Carlos A. Augusto disse...

Na minha opinião, Mário Soares foi o outro grande perdedor da noite. O candidato soarista não conseguiu cumprir o papel para que foi criado. Foi habilmente convencido de que tinha perfil para se candidatar a um cargo destes e, não fosse de facto a lamentável prestação de Alegre, creio que não teria melhor resultado que Coelho.
Uma outra nota: apesar de "segurar" o eleitorado comunista, Lopes perdeu votos em relação a Jerónimo, o que não deve deixar igualmente de ter consequências.
Resta perceber o mistério das falhas técnicas desta eleição.
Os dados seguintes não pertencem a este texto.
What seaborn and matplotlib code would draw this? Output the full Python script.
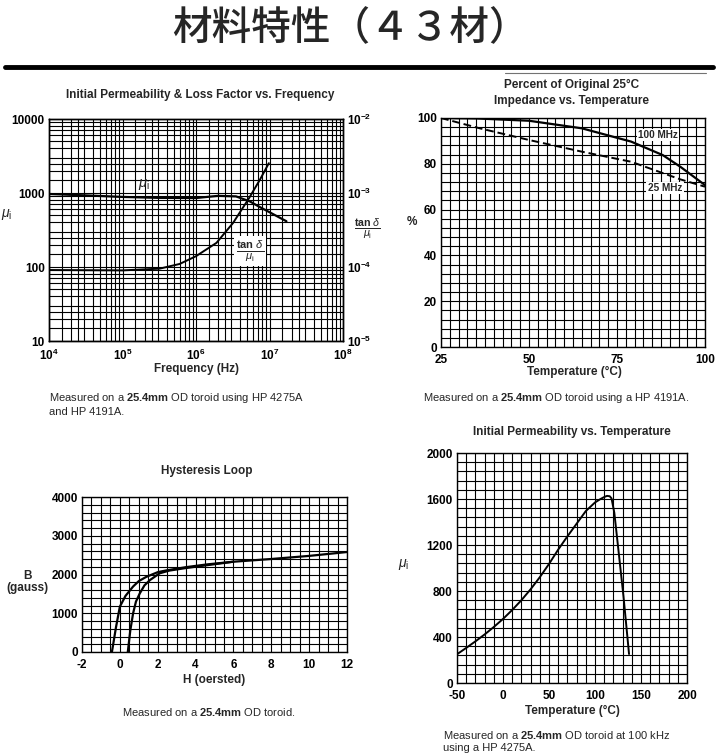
import matplotlib
matplotlib.use("Agg")
import matplotlib.pyplot as plt
from matplotlib.ticker import MultipleLocator, LogLocator, NullFormatter
import seaborn as sns
import pandas as pd
import numpy as np

# ---------------- data ----------------
# Chart 1: initial permeability & loss factor vs frequency
freq_mu = [1e4, 3e4, 1e5, 3e5, 1e6, 1.5e6, 2e6, 3.5e6, 5.4e6, 7.5e6, 1e7, 1.7e7]
mu_i = [970, 930, 885, 860, 855, 890, 915, 900, 770, 640, 550, 415]
freq_tan = [1e4, 1e5, 3.2e5, 6e5, 1e6, 1.9e6, 3.2e6, 5.3e6, 7.4e6, 9.8e6]
tan_mu = [9.1e-5, 9.0e-5, 9.5e-5, 1.1e-4, 1.4e-4, 2.12e-4, 3.95e-4, 8.6e-4, 1.51e-3, 2.53e-3]

# Chart 2: percent of original 25C impedance vs temperature
temp_100 = [25, 35, 50, 65, 79, 88, 93, 100]
z_100 = [100, 99.8, 98.8, 95.5, 89.7, 83.8, 78.7, 70.7]
temp_25 = [25, 36, 50, 65, 79, 93, 100]
z_25 = [100, 95.5, 90.4, 85.3, 80.9, 73.2, 70.0]

# Chart 3: hysteresis loop
h_upper = [-0.42, -0.2, 0.0, 0.3, 0.7, 1.0, 1.4, 2.0, 2.5, 3.5, 4.6, 6, 8, 10, 12]
b_upper = [0, 650, 1170, 1450, 1690, 1830, 1940, 2060, 2110, 2190, 2260, 2330, 2400, 2480, 2580]
h_lower = [0.42, 0.55, 0.7, 0.85, 1.05, 1.3, 1.6, 2.1, 2.6, 3.4, 4.6, 6]
b_lower = [0, 550, 1000, 1300, 1510, 1720, 1860, 2030, 2100, 2160, 2240, 2330]

# Chart 4: initial permeability vs temperature
temp_mu = [-50, -40, -30, -20, -10, 0, 10, 20, 30, 40, 50, 60, 70, 80, 90, 100, 106, 110, 113, 116,
           118, 121, 125, 131, 137]
mu_temp = [250, 305, 362, 422, 487, 557, 635, 720, 815, 920, 1035, 1160, 1275, 1385, 1495, 1570, 1600,
           1617, 1627, 1624, 1605, 1480, 1190, 750, 252]

# tick labels
freq_ticks = [1e4, 1e5, 1e6, 1e7, 1e8]
freq_labels = [r"$\mathbf{10^{4}}$", r"$\mathbf{10^{5}}$", r"$\mathbf{10^{6}}$", r"$\mathbf{10^{7}}$", r"$\mathbf{10^{8}}$"]
mu_ticks = [10, 100, 1000, 10000]
mu_labels = ["10", "100", "1000", "10000"]
tan_ticks = [1e-5, 1e-4, 1e-3, 1e-2]
tan_labels = [r"$\mathbf{10^{-5}}$", r"$\mathbf{10^{-4}}$", r"$\mathbf{10^{-3}}$", r"$\mathbf{10^{-2}}$"]

# ---------------- style ----------------
sns.set_theme(style="white")
plt.rcParams['font.family'] = ['Liberation Sans', 'Noto Sans CJK JP', 'DejaVu Sans']
plt.rcParams['mathtext.fontset'] = 'custom'
plt.rcParams['mathtext.rm'] = 'Liberation Sans'
plt.rcParams['mathtext.bf'] = 'Liberation Sans:bold'
plt.rcParams['mathtext.it'] = 'Liberation Sans:italic'
plt.rcParams['axes.edgecolor'] = 'black'
plt.rcParams['axes.linewidth'] = 1.0
plt.rcParams['axes.unicode_minus'] = False

W, H = 718, 756
fig = plt.figure(figsize=(W / 100, H / 100), dpi=100)
fig.patch.set_facecolor('white')


def P(x, y):
    return x / W, 1 - y / H


def add_ax(l, t, r, b):
    return fig.add_axes([l / W, 1 - b / H, (r - l) / W, (b - t) / H])


TICK_FS = 8.5
TITLE_FS = 8.5
CAP_FS = 8.0
GRID_KW = dict(color='black', linewidth=0.8)


def style_ax(ax):
    ax.set_facecolor('white')
    ax.tick_params(which='both', length=0, labelsize=TICK_FS, colors='black')
    ax.tick_params(axis='x', pad=5)
    ax.tick_params(axis='y', pad=3)
    for lab in ax.get_xticklabels() + ax.get_yticklabels():
        lab.set_fontweight('bold')
    for s in ax.spines.values():
        s.set_color('black')
        s.set_linewidth(1.0)
    ax.set_xlabel("")
    ax.set_ylabel("")


# ---------------- page title ----------------
fig.text(*P(350, 29), "材料特性（４３材）", ha='center', va='center', fontsize=28.5,
         family=['Noto Sans CJK JP', 'DejaVu Sans'], fontweight='medium')
fig.add_artist(plt.Line2D([5 / W, 713 / W], [1 - 67 / H, 1 - 67 / H], color='black', lw=3.5))
fig.add_artist(plt.Line2D([505 / W, 706 / W], [1 - 72.5 / H, 1 - 72.5 / H], color='0.45', lw=0.8))

# ---------------- chart 1 ----------------
ax1 = add_ax(49, 119, 343, 341)
sns.lineplot(x=freq_mu, y=mu_i, ax=ax1, color='black', lw=1.6)
ax1.set_xscale('log')
ax1.set_yscale('log')
ax1.set_xlim(1e4, 1e8)
ax1.set_ylim(10, 10000)
ax1.set_xticks(freq_ticks, freq_labels)
ax1.set_yticks(mu_ticks, mu_labels)
ax1.xaxis.set_minor_locator(LogLocator(base=10, subs=[1.5, 2, 2.5, 3, 4, 5, 6, 7, 8, 9], numticks=20))
ax1.yaxis.set_minor_locator(LogLocator(base=10, subs=[1.5, 2, 2.5, 3, 4, 5, 6, 7, 8, 9], numticks=20))
ax1.xaxis.set_minor_formatter(NullFormatter())
ax1.yaxis.set_minor_formatter(NullFormatter())
ax1.grid(which='both', **GRID_KW)
ax1.set_axisbelow(True)
style_ax(ax1)

ax1b = ax1.twinx()
sns.lineplot(x=freq_tan, y=tan_mu, ax=ax1b, color='black', lw=1.4)
ax1b.set_yscale('log')
ax1b.set_ylim(1e-5, 1e-2)
ax1b.set_yticks(tan_ticks, tan_labels)
ax1b.yaxis.set_minor_formatter(NullFormatter())
style_ax(ax1b)

fig.text(*P(200, 95), "Initial Permeability & Loss Factor vs. Frequency", ha='center', va='center',
         fontsize=TITLE_FS, fontweight='bold')
fig.text(*P(196, 369), "Frequency (Hz)", ha='center', va='center', fontsize=TITLE_FS, fontweight='bold')
fig.text(*P(7, 214), r"$\mu_\mathrm{i}$", ha='center', va='center', fontsize=10)
fig.text(*P(144, 184), r"$\mu_\mathrm{i}$", ha='center', va='center', fontsize=10.5)
fig.text(*P(367, 229), r"$\frac{\mathbf{tan}\ \delta}{\mu_\mathrm{i}}$", ha='center', va='center', fontsize=11)
fig.text(*P(250, 251), r"$\frac{\mathbf{tan}\ \delta}{\mu_\mathrm{i}}$", ha='center', va='center', fontsize=11.5,
         bbox=dict(facecolor='white', edgecolor='none', pad=1.5))
fig.text(*P(49, 398), r"Measured on a $\mathbf{25.4mm}$ OD toroid using HP 4275A", ha='left', va='center',
         fontsize=CAP_FS)
fig.text(*P(49, 412), "and HP 4191A.", ha='left', va='center', fontsize=CAP_FS)

# ---------------- chart 2 ----------------
ax2 = add_ax(441, 118, 705, 347)
sns.lineplot(x=temp_100, y=z_100, ax=ax2, color='black', lw=1.6)
sns.lineplot(x=temp_25, y=z_25, ax=ax2, color='black', lw=1.4, linestyle=(0, (4, 2)))
ax2.set_xlim(25, 100)
ax2.set_ylim(0, 100)
ax2.xaxis.set_major_locator(MultipleLocator(25))
ax2.yaxis.set_major_locator(MultipleLocator(20))
ax2.xaxis.set_minor_locator(MultipleLocator(2.5))
ax2.yaxis.set_minor_locator(MultipleLocator(4))
ax2.grid(which='both', **GRID_KW)
ax2.set_axisbelow(True)
style_ax(ax2)
fig.text(*P(572, 85), "Percent of Original 25°C", ha='center', va='center', fontsize=TITLE_FS, fontweight='bold')
fig.text(*P(572, 101), "Impedance vs. Temperature", ha='center', va='center', fontsize=TITLE_FS, fontweight='bold')
fig.text(*P(574, 372), "Temperature (°C)", ha='center', va='center', fontsize=TITLE_FS, fontweight='bold')
fig.text(*P(412, 222), "%", ha='center', va='center', fontsize=TITLE_FS, fontweight='bold')
fig.text(*P(658, 135), "100 MHz", ha='center', va='center', fontsize=7.2, fontweight='bold',
         bbox=dict(facecolor='white', edgecolor='none', pad=1))
fig.text(*P(665, 188), "25 MHz", ha='center', va='center', fontsize=7.2, fontweight='bold',
         bbox=dict(facecolor='white', edgecolor='none', pad=1))
fig.text(*P(423, 398), r"Measured on a $\mathbf{25.4mm}$ OD toroid using a HP 4191A.", ha='left', va='center',
         fontsize=CAP_FS)

# ---------------- chart 3 ----------------
ax3 = add_ax(82, 497, 347, 652)
sns.lineplot(x=h_upper, y=b_upper, ax=ax3, color='black', lw=1.6, sort=False)
sns.lineplot(x=h_lower, y=b_lower, ax=ax3, color='black', lw=1.6, sort=False)
ax3.set_xlim(-2, 12)
ax3.set_ylim(0, 4000)
ax3.xaxis.set_major_locator(MultipleLocator(2))
ax3.yaxis.set_major_locator(MultipleLocator(1000))
ax3.xaxis.set_minor_locator(MultipleLocator(0.5))
ax3.yaxis.set_minor_locator(MultipleLocator(200))
ax3.grid(which='both', **GRID_KW)
ax3.set_axisbelow(True)
style_ax(ax3)
fig.text(*P(207, 471), "Hysteresis Loop", ha='center', va='center', fontsize=TITLE_FS, fontweight='bold')
fig.text(*P(214, 680), "H (oersted)", ha='center', va='center', fontsize=TITLE_FS, fontweight='bold')
fig.text(*P(27, 582), "B\n(gauss)", ha='center', va='center', fontsize=TITLE_FS, fontweight='bold',
         linespacing=1.1)
fig.text(*P(209, 712), r"Measured on a $\mathbf{25.4mm}$ OD toroid.", ha='center', va='center', fontsize=CAP_FS)

# ---------------- chart 4 ----------------
ax4 = add_ax(457, 453, 687, 683)
sns.lineplot(x=temp_mu, y=mu_temp, ax=ax4, color='black', lw=1.4, sort=False)
ax4.set_xlim(-50, 200)
ax4.set_ylim(0, 2000)
ax4.xaxis.set_major_locator(MultipleLocator(50))
ax4.yaxis.set_major_locator(MultipleLocator(400))
ax4.xaxis.set_minor_locator(MultipleLocator(10))
ax4.yaxis.set_minor_locator(MultipleLocator(80))
ax4.grid(which='both', **GRID_KW)
ax4.set_axisbelow(True)
style_ax(ax4)
fig.text(*P(572, 432), "Initial Permeability vs. Temperature", ha='center', va='center', fontsize=TITLE_FS,
         fontweight='bold')
fig.text(*P(572, 711), "Temperature (°C)", ha='center', va='center', fontsize=TITLE_FS, fontweight='bold')
fig.text(*P(404, 565), r"$\mu_\mathrm{i}$", ha='center', va='center', fontsize=10)
fig.text(*P(443, 735), r"Measured on a $\mathbf{25.4mm}$ OD toroid at 100 kHz", ha='left', va='center',
         fontsize=CAP_FS)
fig.text(*P(443, 748), "using a HP 4275A.", ha='left', va='center', fontsize=CAP_FS)

fig.savefig("out.png", dpi=100, facecolor='white')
Talvez o Poirot...

Rui Mota disse...

Sim, Soares - o ressabiado da esquerda - nunca perdou a Alegre a derrota em 2006 e procurou desforrar-se através de Nobre. Uma tristeza, estes egos políticos, sem grandeza para assumirem uma posição condigna com o seu passado. Já o candidato do PCP, o mais que pode ter perdido é o seu lugar de sucessor de Jerónimo. Mas, isso não deve preocupar grandemente um partido onde o colectivo sempre foi mais importante que as individualidades.
O problema da informação é mais uma
prova de que o deslumbramento tecnológico não disfarça a má utilização do sistema. O mais grave para mim é o desprezo com que os cidadãos são tratados neste país.

moz disse...

O que eu gostava de saber é qual a faixa etária maioritária que foi prejudicada com a inoperância do cartão do cidadão neste domínio eleitoral; os mais idosos ainda tem um BI vitalício e muitos serão conservadores no voto. Se a maioria dos novos cartões são de gente mais nova, que não será tão cavaquista quanto isso, fico a pensar se a "avaria" e/ou a inadequada largura de banda do sistema foram tão fortuitos assim.